# Challenge
Each entry below is to be printed verbatim.

==== Dataset content

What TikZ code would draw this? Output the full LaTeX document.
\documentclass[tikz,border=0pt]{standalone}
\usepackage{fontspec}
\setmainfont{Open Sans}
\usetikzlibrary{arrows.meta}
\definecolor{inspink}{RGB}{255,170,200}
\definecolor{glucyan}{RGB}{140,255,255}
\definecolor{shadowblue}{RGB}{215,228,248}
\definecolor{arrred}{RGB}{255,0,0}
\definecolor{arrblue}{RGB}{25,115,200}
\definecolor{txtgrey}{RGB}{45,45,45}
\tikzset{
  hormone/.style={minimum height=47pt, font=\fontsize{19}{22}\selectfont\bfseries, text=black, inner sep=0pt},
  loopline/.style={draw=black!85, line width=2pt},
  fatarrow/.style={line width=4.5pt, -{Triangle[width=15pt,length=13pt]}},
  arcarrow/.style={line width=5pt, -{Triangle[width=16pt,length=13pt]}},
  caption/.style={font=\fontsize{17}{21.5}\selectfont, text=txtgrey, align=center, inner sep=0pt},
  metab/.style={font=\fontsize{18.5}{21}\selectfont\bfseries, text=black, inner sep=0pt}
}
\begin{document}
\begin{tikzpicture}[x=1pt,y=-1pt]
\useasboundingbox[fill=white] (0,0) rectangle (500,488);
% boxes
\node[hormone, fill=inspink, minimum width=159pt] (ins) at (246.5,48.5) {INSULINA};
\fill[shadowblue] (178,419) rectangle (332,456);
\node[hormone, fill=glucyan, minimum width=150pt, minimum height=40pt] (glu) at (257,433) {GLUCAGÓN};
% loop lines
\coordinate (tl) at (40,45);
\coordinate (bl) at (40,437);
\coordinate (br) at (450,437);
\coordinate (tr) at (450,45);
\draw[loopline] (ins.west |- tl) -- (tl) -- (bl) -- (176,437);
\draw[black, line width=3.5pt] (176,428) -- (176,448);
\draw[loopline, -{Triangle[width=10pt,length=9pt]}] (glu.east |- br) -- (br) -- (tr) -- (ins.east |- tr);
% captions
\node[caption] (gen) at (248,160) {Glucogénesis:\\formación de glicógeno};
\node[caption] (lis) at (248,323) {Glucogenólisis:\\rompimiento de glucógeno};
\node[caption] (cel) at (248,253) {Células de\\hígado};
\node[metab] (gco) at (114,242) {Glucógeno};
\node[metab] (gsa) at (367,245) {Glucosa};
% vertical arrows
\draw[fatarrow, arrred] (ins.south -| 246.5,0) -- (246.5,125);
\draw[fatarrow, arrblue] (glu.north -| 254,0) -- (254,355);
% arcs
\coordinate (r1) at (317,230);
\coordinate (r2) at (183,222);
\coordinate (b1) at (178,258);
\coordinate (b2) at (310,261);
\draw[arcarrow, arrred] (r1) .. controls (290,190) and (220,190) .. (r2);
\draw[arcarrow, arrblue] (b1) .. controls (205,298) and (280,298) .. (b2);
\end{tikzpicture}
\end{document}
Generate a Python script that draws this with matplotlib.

========

# Full answer
What TikZ code would draw this? Output the full LaTeX document.
\documentclass[tikz,border=0pt]{standalone}
\usepackage{fontspec}
\setmainfont{Open Sans}
\usetikzlibrary{arrows.meta}
\definecolor{inspink}{RGB}{255,170,200}
\definecolor{glucyan}{RGB}{140,255,255}
\definecolor{shadowblue}{RGB}{215,228,248}
\definecolor{arrred}{RGB}{255,0,0}
\definecolor{arrblue}{RGB}{25,115,200}
\definecolor{txtgrey}{RGB}{45,45,45}
\tikzset{
  hormone/.style={minimum height=47pt, font=\fontsize{19}{22}\selectfont\bfseries, text=black, inner sep=0pt},
  loopline/.style={draw=black!85, line width=2pt},
  fatarrow/.style={line width=4.5pt, -{Triangle[width=15pt,length=13pt]}},
  arcarrow/.style={line width=5pt, -{Triangle[width=16pt,length=13pt]}},
  caption/.style={font=\fontsize{17}{21.5}\selectfont, text=txtgrey, align=center, inner sep=0pt},
  metab/.style={font=\fontsize{18.5}{21}\selectfont\bfseries, text=black, inner sep=0pt}
}
\begin{document}
\begin{tikzpicture}[x=1pt,y=-1pt]
\useasboundingbox[fill=white] (0,0) rectangle (500,488);
% boxes
\node[hormone, fill=inspink, minimum width=159pt] (ins) at (246.5,48.5) {INSULINA};
\fill[shadowblue] (178,419) rectangle (332,456);
\node[hormone, fill=glucyan, minimum width=150pt, minimum height=40pt] (glu) at (257,433) {GLUCAGÓN};
% loop lines
\coordinate (tl) at (40,45);
\coordinate (bl) at (40,437);
\coordinate (br) at (450,437);
\coordinate (tr) at (450,45);
\draw[loopline] (ins.west |- tl) -- (tl) -- (bl) -- (176,437);
\draw[black, line width=3.5pt] (176,428) -- (176,448);
\draw[loopline, -{Triangle[width=10pt,length=9pt]}] (glu.east |- br) -- (br) -- (tr) -- (ins.east |- tr);
% captions
\node[caption] (gen) at (248,160) {Glucogénesis:\\formación de glicógeno};
\node[caption] (lis) at (248,323) {Glucogenólisis:\\rompimiento de glucógeno};
\node[caption] (cel) at (248,253) {Células de\\hígado};
\node[metab] (gco) at (114,242) {Glucógeno};
\node[metab] (gsa) at (367,245) {Glucosa};
% vertical arrows
\draw[fatarrow, arrred] (ins.south -| 246.5,0) -- (246.5,125);
\draw[fatarrow, arrblue] (glu.north -| 254,0) -- (254,355);
% arcs
\coordinate (r1) at (317,230);
\coordinate (r2) at (183,222);
\coordinate (b1) at (178,258);
\coordinate (b2) at (310,261);
\draw[arcarrow, arrred] (r1) .. controls (290,190) and (220,190) .. (r2);
\draw[arcarrow, arrblue] (b1) .. controls (205,298) and (280,298) .. (b2);
\end{tikzpicture}
\end{document}
Generate a Python script that draws this with matplotlib.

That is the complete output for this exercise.